What 8 lug "17" truck wheels (if any) will fit a single wheel dual axle trailer? Trying to utilize my truck pull off's.


----------



## Pocketfisherman (May 30, 2005)

There's a couple of different 8 lug bolt patterns. One is 8x6.5", another is 8x6.69" centers. Which do you have?


----------



## Knot Kidding (Jan 7, 2009)

Pocketfisherman said:


> There's a couple of different 8 lug bolt patterns. One is 8x6.5", another is 8x6.69" centers. Which do you have?


don't have either but am wanting to be able to use my (almost) worn out truck tires on my trailer as it needs tires (make sense?)


----------



## Pocketfisherman (May 30, 2005)

Still not clear because first you talk about wheels, then tires in the second post. IF you're moving over or buying wheels, which 8 lug bolt pattern is on your trailer axle? Measure the center to center distance between a pair of adjoining wheel studs. Any big tire site like Discount Tire or Tire Rack will have online charts showing tire size / wheel size compatibility that would help you find the right size 5 lug wheel (assuming your trailer axle is 5 lug) to fit your 17" tires. There are also multiple 5 lug bolt patterns too, so you still need to know the center to center lug spacing on your trailer axle hubs too.


----------



## Knot Kidding (Jan 7, 2009)

Pocketfisherman said:


> Still not clear because first you talk about wheels, then tires in the second post. IF you're moving over or buying wheels, which 8 lug bolt pattern is on your trailer axle? Measure the center to center distance between a pair of adjoining wheel studs. Any big tire site like Discount Tire or Tire Rack will have online charts showing tire size / wheel size compatibility that would help you find the right size 5 lug wheel (assuming your trailer axle is 5 lug) to fit your 17" tires. There are also multiple 5 lug bolt patterns too, so you still need to know the center to center lug spacing on your trailer axle hubs too.


I want to run 17 inch truck tires (after they're worn on my truck for a while) on a single wheel dual axle trailer.

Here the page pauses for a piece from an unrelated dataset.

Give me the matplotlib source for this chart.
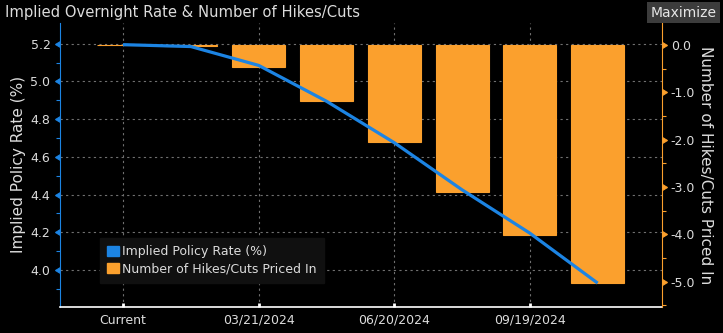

What tuck wheels (8 lug) would fit?


----------



## RB II (Feb 26, 2009)

Most single wheel dual axle trailers run 5 or 6 lugs, not 8. No matter the number of lugs your trailer has, measure the spacing or take it to a tire store and they can measure it and you can get new 17" rims to match the axles on the trailer , then mount your used tires. If you are looking for used rims, the same process would apply, the tire store can tell you the pattern (# of lugs x spacing)that your trailer matches (Ford, Dodge, etc.).


----------



## Pocketfisherman (May 30, 2005)

If you want to run 8 lug wheels, you'll first need to change out the trailer hubs to 8 lugs. But, those are only used on heavy duty multi axle trailers with larger hub spindles and bearings. Soo.....to fit 8 luck hubs on a single axle trailer, you'll either need to replace the axle with a heavy duty one equipped with 8 lug hubs, or cut off the wheel spindles on your existing axle and weld on new spindles sized for an 8 lug hub. Look at the Champion Trailer supply site for parts and prices.


----------